THE EXERCISE ::
Copy all of the material exactly. Pictures are not to appear in the copy.

SUPPLIED INFORMATION ::
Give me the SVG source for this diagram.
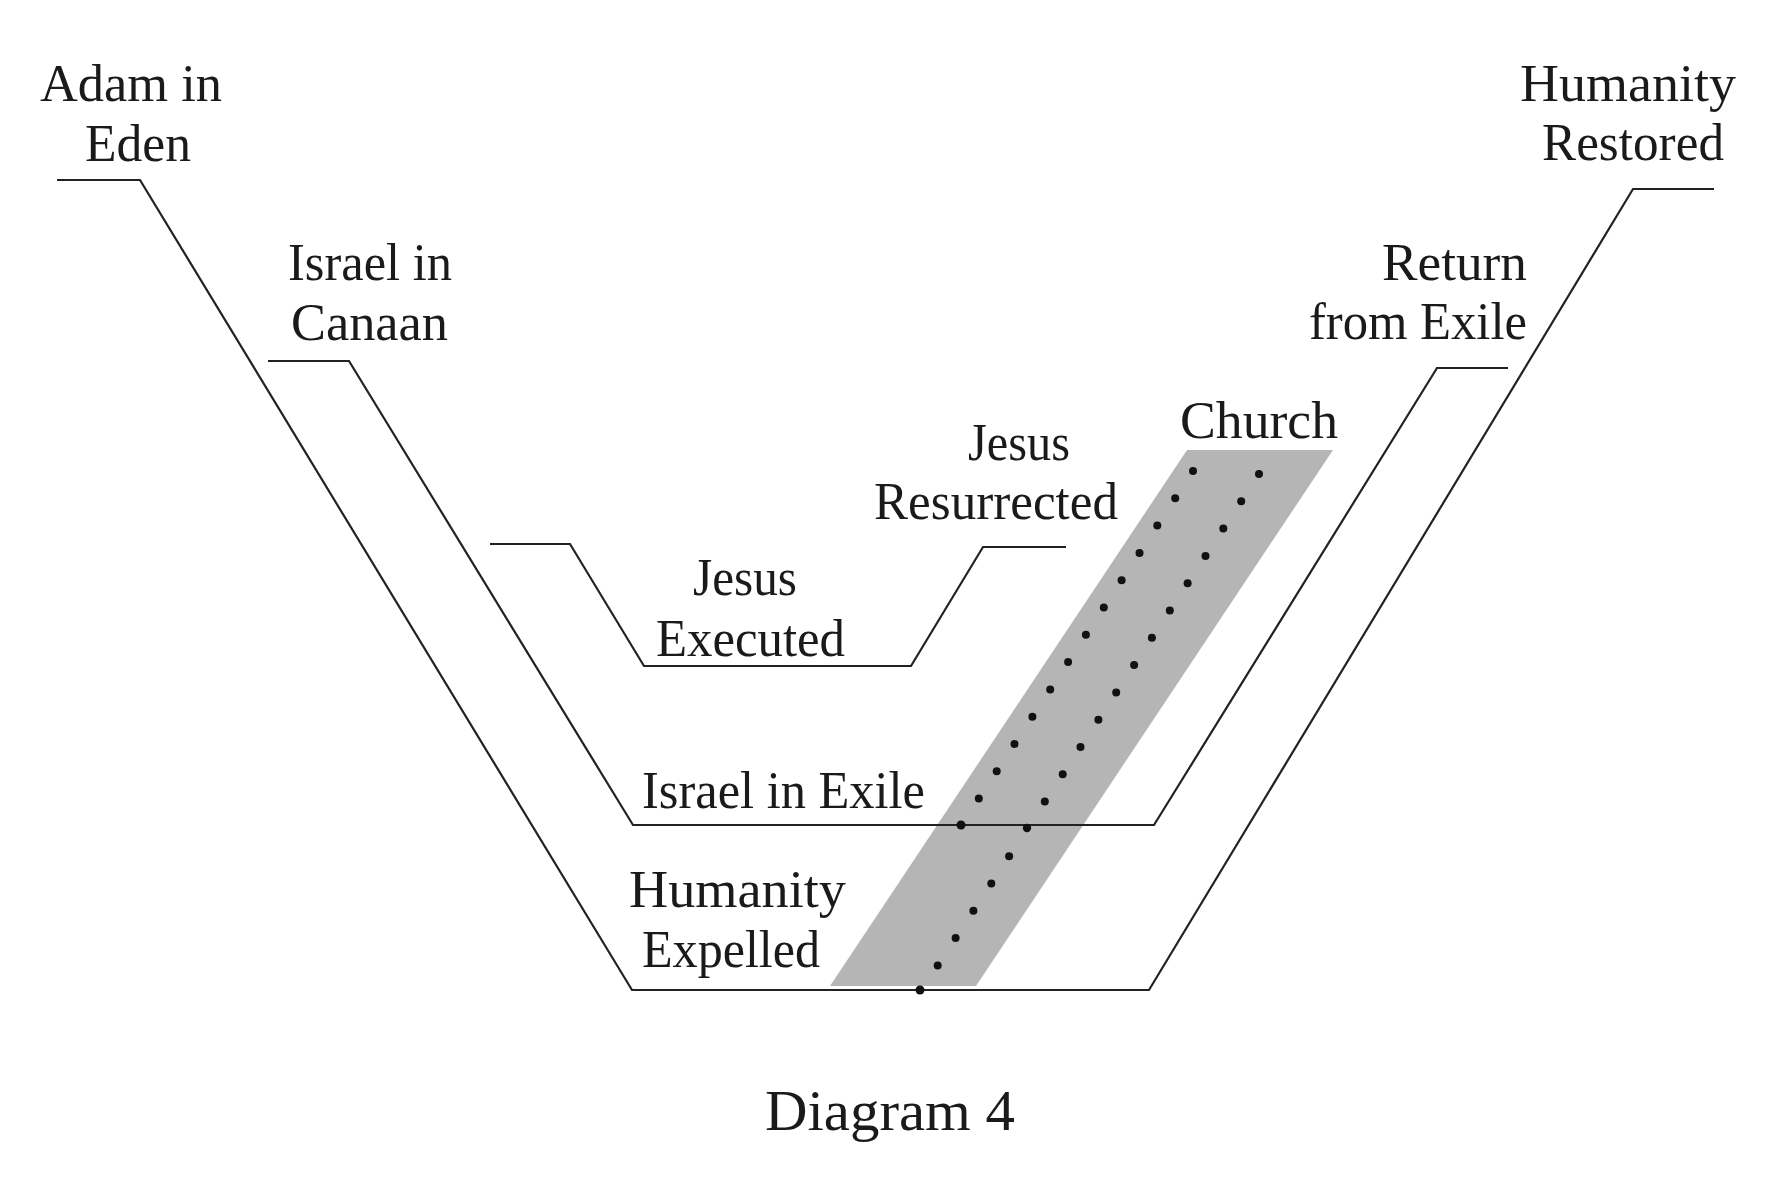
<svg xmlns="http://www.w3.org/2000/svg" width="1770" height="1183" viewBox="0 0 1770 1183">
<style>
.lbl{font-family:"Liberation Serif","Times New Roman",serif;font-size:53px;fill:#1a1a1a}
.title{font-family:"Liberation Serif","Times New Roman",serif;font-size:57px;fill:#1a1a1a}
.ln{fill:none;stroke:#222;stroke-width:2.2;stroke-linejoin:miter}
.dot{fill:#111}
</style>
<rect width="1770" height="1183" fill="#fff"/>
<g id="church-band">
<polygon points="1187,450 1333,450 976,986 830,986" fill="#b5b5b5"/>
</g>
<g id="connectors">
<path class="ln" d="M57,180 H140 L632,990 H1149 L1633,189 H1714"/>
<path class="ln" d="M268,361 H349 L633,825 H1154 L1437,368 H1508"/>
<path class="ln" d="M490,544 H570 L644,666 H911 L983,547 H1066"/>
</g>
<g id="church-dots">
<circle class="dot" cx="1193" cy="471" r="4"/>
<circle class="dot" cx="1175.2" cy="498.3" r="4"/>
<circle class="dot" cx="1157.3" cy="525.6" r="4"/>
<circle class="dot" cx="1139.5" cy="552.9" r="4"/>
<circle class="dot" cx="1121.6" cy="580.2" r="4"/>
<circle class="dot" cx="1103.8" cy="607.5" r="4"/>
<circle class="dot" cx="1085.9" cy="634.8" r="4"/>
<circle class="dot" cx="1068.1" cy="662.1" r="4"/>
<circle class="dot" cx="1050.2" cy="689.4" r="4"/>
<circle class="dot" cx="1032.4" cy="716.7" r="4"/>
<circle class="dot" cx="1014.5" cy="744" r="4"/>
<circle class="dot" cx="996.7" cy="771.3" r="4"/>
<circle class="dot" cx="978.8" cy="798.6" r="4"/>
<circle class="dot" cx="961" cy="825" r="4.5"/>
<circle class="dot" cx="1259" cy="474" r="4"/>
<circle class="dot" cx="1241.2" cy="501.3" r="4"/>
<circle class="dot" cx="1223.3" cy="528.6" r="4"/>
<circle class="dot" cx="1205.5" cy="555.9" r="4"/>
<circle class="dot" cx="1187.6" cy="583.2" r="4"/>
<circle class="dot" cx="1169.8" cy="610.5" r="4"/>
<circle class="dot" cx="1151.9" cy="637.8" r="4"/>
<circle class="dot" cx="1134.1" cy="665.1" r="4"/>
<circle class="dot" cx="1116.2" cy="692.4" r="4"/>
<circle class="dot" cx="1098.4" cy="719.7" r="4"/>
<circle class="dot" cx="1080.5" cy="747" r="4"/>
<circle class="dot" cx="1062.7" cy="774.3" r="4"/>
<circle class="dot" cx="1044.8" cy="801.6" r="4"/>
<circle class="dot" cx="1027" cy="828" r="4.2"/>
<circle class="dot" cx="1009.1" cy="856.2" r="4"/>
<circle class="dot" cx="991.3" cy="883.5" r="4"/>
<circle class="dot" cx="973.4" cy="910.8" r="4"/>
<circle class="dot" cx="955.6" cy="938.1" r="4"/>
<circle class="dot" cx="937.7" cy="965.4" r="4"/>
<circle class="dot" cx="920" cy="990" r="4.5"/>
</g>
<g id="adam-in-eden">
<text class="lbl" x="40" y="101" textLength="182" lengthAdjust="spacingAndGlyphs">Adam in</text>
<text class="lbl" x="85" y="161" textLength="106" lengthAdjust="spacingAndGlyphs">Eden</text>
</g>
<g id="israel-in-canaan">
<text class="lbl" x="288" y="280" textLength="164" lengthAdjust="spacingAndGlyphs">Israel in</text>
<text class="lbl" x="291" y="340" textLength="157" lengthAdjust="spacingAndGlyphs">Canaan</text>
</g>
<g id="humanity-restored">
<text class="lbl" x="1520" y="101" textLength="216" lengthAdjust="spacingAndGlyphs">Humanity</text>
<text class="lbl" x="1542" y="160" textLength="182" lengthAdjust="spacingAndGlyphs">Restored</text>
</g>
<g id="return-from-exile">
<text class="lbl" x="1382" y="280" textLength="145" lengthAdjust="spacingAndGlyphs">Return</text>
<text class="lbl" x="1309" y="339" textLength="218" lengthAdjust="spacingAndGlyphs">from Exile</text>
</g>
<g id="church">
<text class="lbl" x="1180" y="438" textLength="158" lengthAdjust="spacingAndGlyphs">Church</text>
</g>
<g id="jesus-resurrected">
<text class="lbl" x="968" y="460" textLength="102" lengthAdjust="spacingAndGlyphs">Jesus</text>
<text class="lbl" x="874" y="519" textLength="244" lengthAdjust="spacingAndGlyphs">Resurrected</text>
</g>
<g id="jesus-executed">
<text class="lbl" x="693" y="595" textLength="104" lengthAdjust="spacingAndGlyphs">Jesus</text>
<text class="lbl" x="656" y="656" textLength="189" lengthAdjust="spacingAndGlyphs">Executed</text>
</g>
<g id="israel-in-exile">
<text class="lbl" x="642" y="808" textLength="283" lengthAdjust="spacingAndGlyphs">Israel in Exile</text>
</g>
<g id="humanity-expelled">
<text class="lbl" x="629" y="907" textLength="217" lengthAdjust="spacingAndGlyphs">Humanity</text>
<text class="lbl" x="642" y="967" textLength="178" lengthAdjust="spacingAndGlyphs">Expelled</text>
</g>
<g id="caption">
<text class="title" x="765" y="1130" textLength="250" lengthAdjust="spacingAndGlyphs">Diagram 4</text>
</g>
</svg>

REPLY ::
Give me the SVG source for this diagram.
<svg xmlns="http://www.w3.org/2000/svg" width="1770" height="1183" viewBox="0 0 1770 1183">
<style>
.lbl{font-family:"Liberation Serif","Times New Roman",serif;font-size:53px;fill:#1a1a1a}
.title{font-family:"Liberation Serif","Times New Roman",serif;font-size:57px;fill:#1a1a1a}
.ln{fill:none;stroke:#222;stroke-width:2.2;stroke-linejoin:miter}
.dot{fill:#111}
</style>
<rect width="1770" height="1183" fill="#fff"/>
<g id="church-band">
<polygon points="1187,450 1333,450 976,986 830,986" fill="#b5b5b5"/>
</g>
<g id="connectors">
<path class="ln" d="M57,180 H140 L632,990 H1149 L1633,189 H1714"/>
<path class="ln" d="M268,361 H349 L633,825 H1154 L1437,368 H1508"/>
<path class="ln" d="M490,544 H570 L644,666 H911 L983,547 H1066"/>
</g>
<g id="church-dots">
<circle class="dot" cx="1193" cy="471" r="4"/>
<circle class="dot" cx="1175.2" cy="498.3" r="4"/>
<circle class="dot" cx="1157.3" cy="525.6" r="4"/>
<circle class="dot" cx="1139.5" cy="552.9" r="4"/>
<circle class="dot" cx="1121.6" cy="580.2" r="4"/>
<circle class="dot" cx="1103.8" cy="607.5" r="4"/>
<circle class="dot" cx="1085.9" cy="634.8" r="4"/>
<circle class="dot" cx="1068.1" cy="662.1" r="4"/>
<circle class="dot" cx="1050.2" cy="689.4" r="4"/>
<circle class="dot" cx="1032.4" cy="716.7" r="4"/>
<circle class="dot" cx="1014.5" cy="744" r="4"/>
<circle class="dot" cx="996.7" cy="771.3" r="4"/>
<circle class="dot" cx="978.8" cy="798.6" r="4"/>
<circle class="dot" cx="961" cy="825" r="4.5"/>
<circle class="dot" cx="1259" cy="474" r="4"/>
<circle class="dot" cx="1241.2" cy="501.3" r="4"/>
<circle class="dot" cx="1223.3" cy="528.6" r="4"/>
<circle class="dot" cx="1205.5" cy="555.9" r="4"/>
<circle class="dot" cx="1187.6" cy="583.2" r="4"/>
<circle class="dot" cx="1169.8" cy="610.5" r="4"/>
<circle class="dot" cx="1151.9" cy="637.8" r="4"/>
<circle class="dot" cx="1134.1" cy="665.1" r="4"/>
<circle class="dot" cx="1116.2" cy="692.4" r="4"/>
<circle class="dot" cx="1098.4" cy="719.7" r="4"/>
<circle class="dot" cx="1080.5" cy="747" r="4"/>
<circle class="dot" cx="1062.7" cy="774.3" r="4"/>
<circle class="dot" cx="1044.8" cy="801.6" r="4"/>
<circle class="dot" cx="1027" cy="828" r="4.2"/>
<circle class="dot" cx="1009.1" cy="856.2" r="4"/>
<circle class="dot" cx="991.3" cy="883.5" r="4"/>
<circle class="dot" cx="973.4" cy="910.8" r="4"/>
<circle class="dot" cx="955.6" cy="938.1" r="4"/>
<circle class="dot" cx="937.7" cy="965.4" r="4"/>
<circle class="dot" cx="920" cy="990" r="4.5"/>
</g>
<g id="adam-in-eden">
<text class="lbl" x="40" y="101" textLength="182" lengthAdjust="spacingAndGlyphs">Adam in</text>
<text class="lbl" x="85" y="161" textLength="106" lengthAdjust="spacingAndGlyphs">Eden</text>
</g>
<g id="israel-in-canaan">
<text class="lbl" x="288" y="280" textLength="164" lengthAdjust="spacingAndGlyphs">Israel in</text>
<text class="lbl" x="291" y="340" textLength="157" lengthAdjust="spacingAndGlyphs">Canaan</text>
</g>
<g id="humanity-restored">
<text class="lbl" x="1520" y="101" textLength="216" lengthAdjust="spacingAndGlyphs">Humanity</text>
<text class="lbl" x="1542" y="160" textLength="182" lengthAdjust="spacingAndGlyphs">Restored</text>
</g>
<g id="return-from-exile">
<text class="lbl" x="1382" y="280" textLength="145" lengthAdjust="spacingAndGlyphs">Return</text>
<text class="lbl" x="1309" y="339" textLength="218" lengthAdjust="spacingAndGlyphs">from Exile</text>
</g>
<g id="church">
<text class="lbl" x="1180" y="438" textLength="158" lengthAdjust="spacingAndGlyphs">Church</text>
</g>
<g id="jesus-resurrected">
<text class="lbl" x="968" y="460" textLength="102" lengthAdjust="spacingAndGlyphs">Jesus</text>
<text class="lbl" x="874" y="519" textLength="244" lengthAdjust="spacingAndGlyphs">Resurrected</text>
</g>
<g id="jesus-executed">
<text class="lbl" x="693" y="595" textLength="104" lengthAdjust="spacingAndGlyphs">Jesus</text>
<text class="lbl" x="656" y="656" textLength="189" lengthAdjust="spacingAndGlyphs">Executed</text>
</g>
<g id="israel-in-exile">
<text class="lbl" x="642" y="808" textLength="283" lengthAdjust="spacingAndGlyphs">Israel in Exile</text>
</g>
<g id="humanity-expelled">
<text class="lbl" x="629" y="907" textLength="217" lengthAdjust="spacingAndGlyphs">Humanity</text>
<text class="lbl" x="642" y="967" textLength="178" lengthAdjust="spacingAndGlyphs">Expelled</text>
</g>
<g id="caption">
<text class="title" x="765" y="1130" textLength="250" lengthAdjust="spacingAndGlyphs">Diagram 4</text>
</g>
</svg>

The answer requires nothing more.